LLMs Enable Context-Aware Augmented Reality in Surgical Navigation
Hamraz Javaheri, Omid Ghamarnejad, Paul Lukowicz, Gregor Alexander Stavrou, Jakob Karolus
TL;DR
The paper tackles interaction challenges in wearable AR for surgery by introducing a voice-controlled VCUI that leverages large language models. It compares a baseline speech-command VCUI to an LLM-based VCUI integrated with an AR navigation system (ARAS) designed for open pancreatic surgery, using simulated tasks and real surgeries. The LLM-based VCUI significantly reduces task completion time and cognitive workload, and surgeons express a strong preference for its natural, context-aware control, though refinements are needed for dictation reliability and feedback design.

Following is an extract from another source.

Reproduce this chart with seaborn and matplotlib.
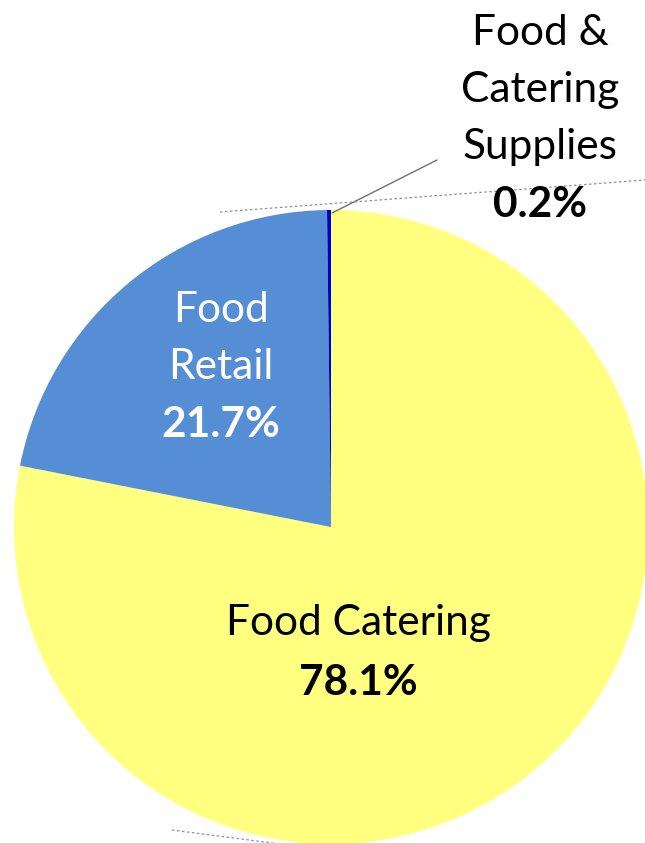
import matplotlib
matplotlib.use("Agg")
import matplotlib.pyplot as plt
import seaborn as sns

sns.set_theme(style="white")
plt.rcParams['font.family'] = ['Lato', 'DejaVu Sans']

categories = ["Food Catering", "Food Retail", "Food & Catering Supplies"]
values = [78.1, 21.7, 0.2]
colors = ["#FFFF80", "#558ED5", "#0000CC"]

W, H = 645, 843
fig = plt.figure(figsize=(W / 100, H / 100), dpi=100)
ax = fig.add_axes([0, 0, 1, 1])

ax.pie(values, colors=colors, startangle=90, counterclock=False,
       center=(331, H - 527), radius=317,
       wedgeprops=dict(linewidth=0))
ax.set_xlim(0, W)
ax.set_ylim(0, H)
ax.set_aspect('auto')
ax.axis('off')

def py(y):
    return H - y

fs = 30.5
# Food Catering label
ax.text(358, py(623), "Food Catering", ha='center', va='center', fontsize=fs, color='black')
ax.text(358, py(683), f"{values[0]:.1f}%", ha='center', va='center', fontsize=fs, fontweight='bold', color='black')
# Food Retail label
ax.text(221, py(310), "Food", ha='center', va='center', fontsize=fs, color='white')
ax.text(221, py(367), "Retail", ha='center', va='center', fontsize=fs, color='white')
ax.text(221, py(425), f"{values[1]:.1f}%", ha='center', va='center', fontsize=fs, fontweight='bold', color='white')
# Supplies label
ax.text(540, py(33), "Food &", ha='center', va='center', fontsize=fs, color='black')
ax.text(540, py(90), "Catering", ha='center', va='center', fontsize=fs, color='black')
ax.text(540, py(147), "Supplies", ha='center', va='center', fontsize=fs, color='black')
ax.text(540, py(205), f"{values[2]:.1f}%", ha='center', va='center', fontsize=fs, fontweight='bold', color='black')

# leader line
ax.plot([332, 437], [py(213), py(160)], color='#707070', linewidth=1.0)

# dotted guide lines
ax.plot([220, 645], [py(212), py(180)], color='#909090', linewidth=0.9, linestyle=(0, (2, 2)))
ax.plot([172, 280], [py(830), py(844)], color='#909090', linewidth=0.9, linestyle=(0, (2, 2)))

fig.savefig("out.png", dpi=100)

The findings highlight the potential of context-aware LLMs to enhance intraoperative decision support and suggest a hybrid interaction approach that combines the strengths of both speech commands and LLM-based control for surgical AR applications.
Abstract
Wearable Augmented Reality (AR) technologies are gaining recognition for their potential to transform surgical navigation systems. As these technologies evolve, selecting the right interaction method to control the system becomes crucial. Our work introduces a voice-controlled user interface (VCUI) for surgical AR assistance systems (ARAS), designed for pancreatic surgery, that integrates Large Language Models (LLMs). Employing a mixed-method research approach, we assessed the usability of our LLM-based design in both simulated surgical tasks and during pancreatic surgeries, comparing its performance against conventional VCUI for surgical ARAS using speech commands. Our findings demonstrated the usability of our proposed LLM-based VCUI, yielding a significantly lower task completion time and cognitive workload compared to speech commands. Additionally, qualitative insights from interviews with surgeons aligned with the quantitative data, revealing a strong preference for the LLM-based VCUI. Surgeons emphasized its intuitiveness and highlighted the potential of LLM-based VCUI in expediting decision-making in surgical environments.